Caso a evolução do Enem se concretize, juntamente com as mudanças positivas prometidas para os ensinos fundamental e médio, a esperança é que em dez anos, cálculo dos especialistas ouvidos pela reportagem de ISTOÉ, a educação brasileira forme pessoas mais preparadas para a vida - e resulte em uma nação cada vez melhor.


"O ENEM VAI REORIENTAR O ENSINO"



O ministro da Educação, Fernando Haddad, falou à ISTOÉ sobre os reflexos do exame nas escolas.


ISTOÉ - Por que só agora, 11 anos após sua criação, o Enem chegou a esse novo formato?

Fernando Haddad -
O Enem, no seu formato original, falhou no seu principal propósito, que era acabar com o vestibular tradicional. As principais universidades não viam o Enem como um instrumento adequado para seus processos seletivos nem os secretários estaduais viam no exame o formato adequado para orientar o currículo do ensino médio.

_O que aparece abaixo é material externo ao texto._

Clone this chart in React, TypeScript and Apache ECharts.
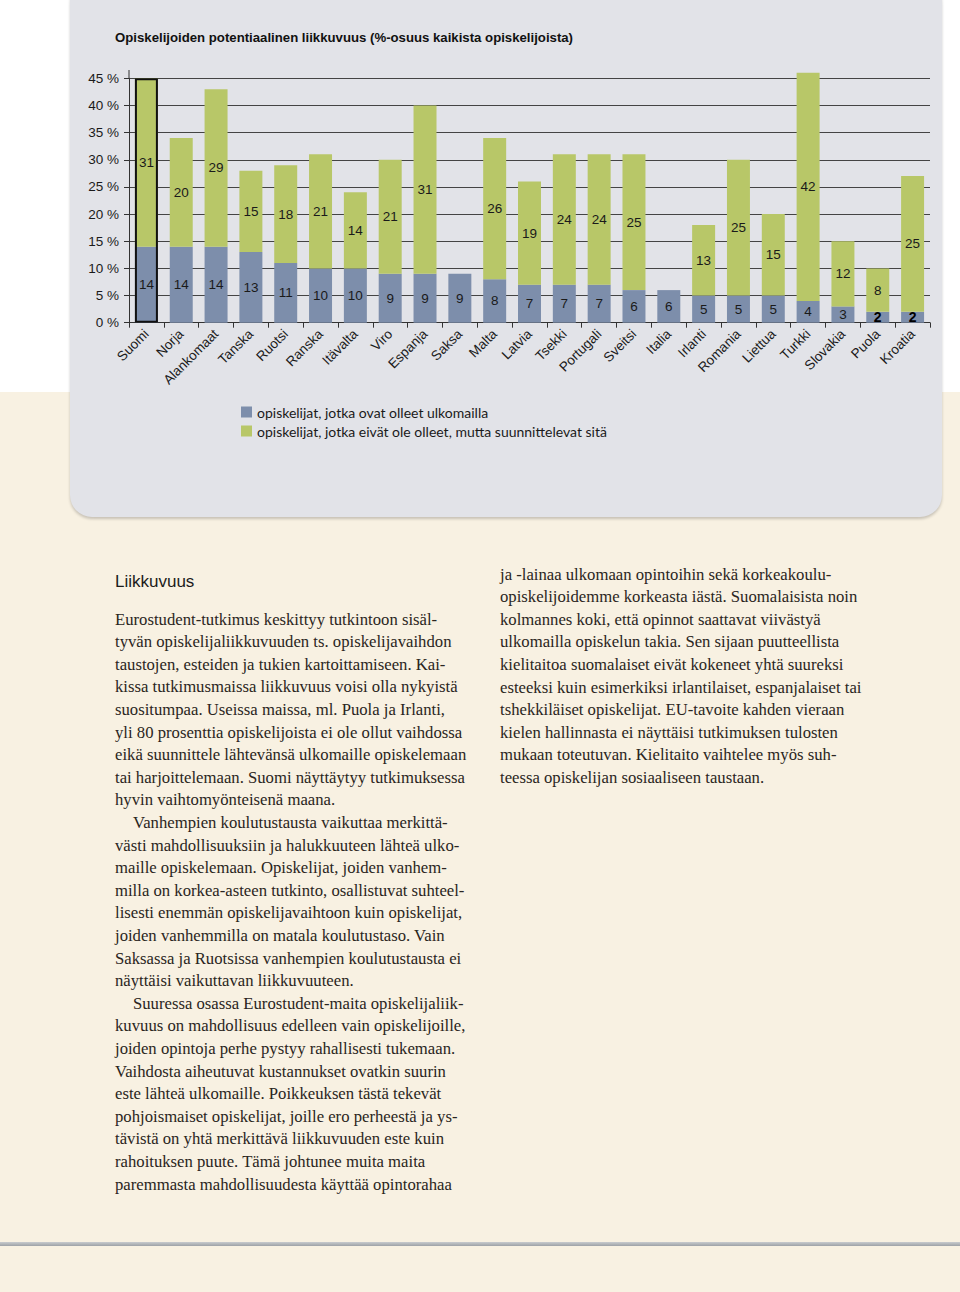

Daí a mudança foi necessária e, em minha opinião, recebeu apoio em função de ter sido um formato negociado, tanto com os secretários estaduais quanto com os reitores.

ISTOÉ - Algumas universidades, como o ITA, dizem que não vão aderir porque sua seleção dá certo. Em quanto tempo acredita que todas participarão?

Haddad
- Estamos prevendo para as universidades federais um processo de transição de três anos. Nesse primeiro ano, 50 instituições vão utilizar o Enem como fase única e 26 universidades públicas vão usá-lo como componente da nota. Compreendo que algumas instituições, por adotarem um processo seletivo adequado aos seus propósitos, não tenham a intenção, nesse momento, de fazer do Enem a base de seu processo seletivo.
"Hoje, em virtude do conteúdo excessivo, os professores têm pouca condição de aprofundar as disciplinas"

ISTOÉ - O sr. acredita que o conceito do novo Enem vai mudar o jeito de as escolas ensinarem?

Haddad -
Não tenho dúvida de que vai reorientar o ensino médio, fazendo com que diminua o conteúdo e permita o aprofundamento dos temas pertinentes a essa etapa de ensino. Hoje, em virtude do conteúdo excessivo, os professores têm pouca condição de aprofundar as disciplinas porque o currículo do ensino médio acabou se tornando uma espécie de sobreposição de programas de vestibular. É praticamente impossível não lançar mão de decorebas, fórmulas, etc., para dar conta da abrangência dos conteúdos que são cobrados nos milhares de vestibulares que ocorrem no País.

ISTOÉ - Quanto tempo a educação brasileira levará para mudar para melhor, graças ao novo conceito?

Haddad -
Minha expectativa é que o início da mudança ocorra a partir da adesão das universidades. Dependemos dessa adesão, para que o ensino médio consiga respirar aliviado, para cobrir um conteúdo mais inteligente, mais instigante. A velocidade da transição vai determinar a da mudança.
"Desde que as notas médias do Enem por escola foram divulgadas começou um movimento de adaptação".

ISTOÉ - Muitas escolas de elite que não se saíram bem na avaliação de 2007 subiram dezenas de posições em 2009. Como isso foi possível?

Haddad -
Na interlocução com diretores de escolas particulares e públicas, percebemos que, desde que as notas médias do Enem por escola foram divulgadas pela primeira vez, em 2006, começou um movimento de adaptação das instituições de ensino.

ISTOÉ - Os alunos de escolas públicas não continuam em desvantagem, já que o problema é a qualidade do ensino nessas instituições?

Haddad
- Em primeiro lugar, as escolas públicas têm um investimento por aluno equivalente a 10% do que se investe em média no estudante de escola privada. E recebem o aluno em condições socioeconômicas muito mais desfavoráveis. A família é um determinante da educação dos filhos. A distância existe, mas entendo que é superável. Fixamos metas até 2022 para que a escola pública se equipare em qualidade à escola particular - que atende apenas 12% da população.